#### Exercise aim:
Print the whole listing exactly.

====== Given records

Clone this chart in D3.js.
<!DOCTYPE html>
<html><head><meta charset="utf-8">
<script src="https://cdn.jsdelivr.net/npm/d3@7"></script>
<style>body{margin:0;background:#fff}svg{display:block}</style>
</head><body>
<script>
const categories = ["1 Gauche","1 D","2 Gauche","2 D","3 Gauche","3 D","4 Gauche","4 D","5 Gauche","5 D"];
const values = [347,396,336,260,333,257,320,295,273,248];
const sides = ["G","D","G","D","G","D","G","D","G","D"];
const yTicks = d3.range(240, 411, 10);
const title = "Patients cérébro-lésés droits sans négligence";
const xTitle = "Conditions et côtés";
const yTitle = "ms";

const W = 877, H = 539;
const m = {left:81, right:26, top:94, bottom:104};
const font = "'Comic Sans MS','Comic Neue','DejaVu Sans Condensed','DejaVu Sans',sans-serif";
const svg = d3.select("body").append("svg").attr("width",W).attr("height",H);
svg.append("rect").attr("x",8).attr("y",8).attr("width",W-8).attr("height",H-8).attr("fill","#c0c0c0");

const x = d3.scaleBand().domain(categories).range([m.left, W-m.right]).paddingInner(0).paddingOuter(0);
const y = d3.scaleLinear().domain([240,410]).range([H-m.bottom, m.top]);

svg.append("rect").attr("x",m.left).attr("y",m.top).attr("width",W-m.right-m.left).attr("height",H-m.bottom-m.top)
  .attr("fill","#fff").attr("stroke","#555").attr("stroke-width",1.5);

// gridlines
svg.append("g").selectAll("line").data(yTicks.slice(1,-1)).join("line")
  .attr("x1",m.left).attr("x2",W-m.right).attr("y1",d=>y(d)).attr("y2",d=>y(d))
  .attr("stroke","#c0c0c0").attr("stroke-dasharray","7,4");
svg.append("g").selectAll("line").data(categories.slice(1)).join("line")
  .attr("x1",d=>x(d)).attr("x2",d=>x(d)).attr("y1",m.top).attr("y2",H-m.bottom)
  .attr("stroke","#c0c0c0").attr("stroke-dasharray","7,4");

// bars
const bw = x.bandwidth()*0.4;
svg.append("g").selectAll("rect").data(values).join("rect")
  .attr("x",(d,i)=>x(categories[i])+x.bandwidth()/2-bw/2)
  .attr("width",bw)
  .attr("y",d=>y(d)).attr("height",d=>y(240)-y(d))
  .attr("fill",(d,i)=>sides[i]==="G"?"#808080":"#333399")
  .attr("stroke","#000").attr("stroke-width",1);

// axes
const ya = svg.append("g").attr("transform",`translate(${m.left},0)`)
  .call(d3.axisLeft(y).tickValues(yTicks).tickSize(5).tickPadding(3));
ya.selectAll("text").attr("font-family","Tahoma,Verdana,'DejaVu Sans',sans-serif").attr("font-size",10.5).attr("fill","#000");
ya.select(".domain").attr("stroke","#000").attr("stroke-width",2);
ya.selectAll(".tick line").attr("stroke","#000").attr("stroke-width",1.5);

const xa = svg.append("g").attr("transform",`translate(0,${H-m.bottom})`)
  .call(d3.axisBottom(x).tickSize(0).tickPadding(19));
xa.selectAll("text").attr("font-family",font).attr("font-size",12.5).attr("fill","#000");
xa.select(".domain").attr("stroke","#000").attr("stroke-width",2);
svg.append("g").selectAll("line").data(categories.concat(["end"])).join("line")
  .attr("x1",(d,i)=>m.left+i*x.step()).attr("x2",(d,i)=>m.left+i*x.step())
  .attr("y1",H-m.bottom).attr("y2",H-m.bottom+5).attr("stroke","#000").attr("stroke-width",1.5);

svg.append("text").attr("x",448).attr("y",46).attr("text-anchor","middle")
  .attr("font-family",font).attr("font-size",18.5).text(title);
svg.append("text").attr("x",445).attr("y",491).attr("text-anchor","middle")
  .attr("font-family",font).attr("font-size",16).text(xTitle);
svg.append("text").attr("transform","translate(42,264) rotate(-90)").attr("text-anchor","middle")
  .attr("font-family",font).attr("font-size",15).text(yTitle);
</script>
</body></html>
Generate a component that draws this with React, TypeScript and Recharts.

============

#### Answer below:
Clone this chart in D3.js.
<!DOCTYPE html>
<html><head><meta charset="utf-8">
<script src="https://cdn.jsdelivr.net/npm/d3@7"></script>
<style>body{margin:0;background:#fff}svg{display:block}</style>
</head><body>
<script>
const categories = ["1 Gauche","1 D","2 Gauche","2 D","3 Gauche","3 D","4 Gauche","4 D","5 Gauche","5 D"];
const values = [347,396,336,260,333,257,320,295,273,248];
const sides = ["G","D","G","D","G","D","G","D","G","D"];
const yTicks = d3.range(240, 411, 10);
const title = "Patients cérébro-lésés droits sans négligence";
const xTitle = "Conditions et côtés";
const yTitle = "ms";

const W = 877, H = 539;
const m = {left:81, right:26, top:94, bottom:104};
const font = "'Comic Sans MS','Comic Neue','DejaVu Sans Condensed','DejaVu Sans',sans-serif";
const svg = d3.select("body").append("svg").attr("width",W).attr("height",H);
svg.append("rect").attr("x",8).attr("y",8).attr("width",W-8).attr("height",H-8).attr("fill","#c0c0c0");

const x = d3.scaleBand().domain(categories).range([m.left, W-m.right]).paddingInner(0).paddingOuter(0);
const y = d3.scaleLinear().domain([240,410]).range([H-m.bottom, m.top]);

svg.append("rect").attr("x",m.left).attr("y",m.top).attr("width",W-m.right-m.left).attr("height",H-m.bottom-m.top)
  .attr("fill","#fff").attr("stroke","#555").attr("stroke-width",1.5);

// gridlines
svg.append("g").selectAll("line").data(yTicks.slice(1,-1)).join("line")
  .attr("x1",m.left).attr("x2",W-m.right).attr("y1",d=>y(d)).attr("y2",d=>y(d))
  .attr("stroke","#c0c0c0").attr("stroke-dasharray","7,4");
svg.append("g").selectAll("line").data(categories.slice(1)).join("line")
  .attr("x1",d=>x(d)).attr("x2",d=>x(d)).attr("y1",m.top).attr("y2",H-m.bottom)
  .attr("stroke","#c0c0c0").attr("stroke-dasharray","7,4");

// bars
const bw = x.bandwidth()*0.4;
svg.append("g").selectAll("rect").data(values).join("rect")
  .attr("x",(d,i)=>x(categories[i])+x.bandwidth()/2-bw/2)
  .attr("width",bw)
  .attr("y",d=>y(d)).attr("height",d=>y(240)-y(d))
  .attr("fill",(d,i)=>sides[i]==="G"?"#808080":"#333399")
  .attr("stroke","#000").attr("stroke-width",1);

// axes
const ya = svg.append("g").attr("transform",`translate(${m.left},0)`)
  .call(d3.axisLeft(y).tickValues(yTicks).tickSize(5).tickPadding(3));
ya.selectAll("text").attr("font-family","Tahoma,Verdana,'DejaVu Sans',sans-serif").attr("font-size",10.5).attr("fill","#000");
ya.select(".domain").attr("stroke","#000").attr("stroke-width",2);
ya.selectAll(".tick line").attr("stroke","#000").attr("stroke-width",1.5);

const xa = svg.append("g").attr("transform",`translate(0,${H-m.bottom})`)
  .call(d3.axisBottom(x).tickSize(0).tickPadding(19));
xa.selectAll("text").attr("font-family",font).attr("font-size",12.5).attr("fill","#000");
xa.select(".domain").attr("stroke","#000").attr("stroke-width",2);
svg.append("g").selectAll("line").data(categories.concat(["end"])).join("line")
  .attr("x1",(d,i)=>m.left+i*x.step()).attr("x2",(d,i)=>m.left+i*x.step())
  .attr("y1",H-m.bottom).attr("y2",H-m.bottom+5).attr("stroke","#000").attr("stroke-width",1.5);

svg.append("text").attr("x",448).attr("y",46).attr("text-anchor","middle")
  .attr("font-family",font).attr("font-size",18.5).text(title);
svg.append("text").attr("x",445).attr("y",491).attr("text-anchor","middle")
  .attr("font-family",font).attr("font-size",16).text(xTitle);
svg.append("text").attr("transform","translate(42,264) rotate(-90)").attr("text-anchor","middle")
  .attr("font-family",font).attr("font-size",15).text(yTitle);
</script>
</body></html>
Generate a component that draws this with React, TypeScript and Recharts.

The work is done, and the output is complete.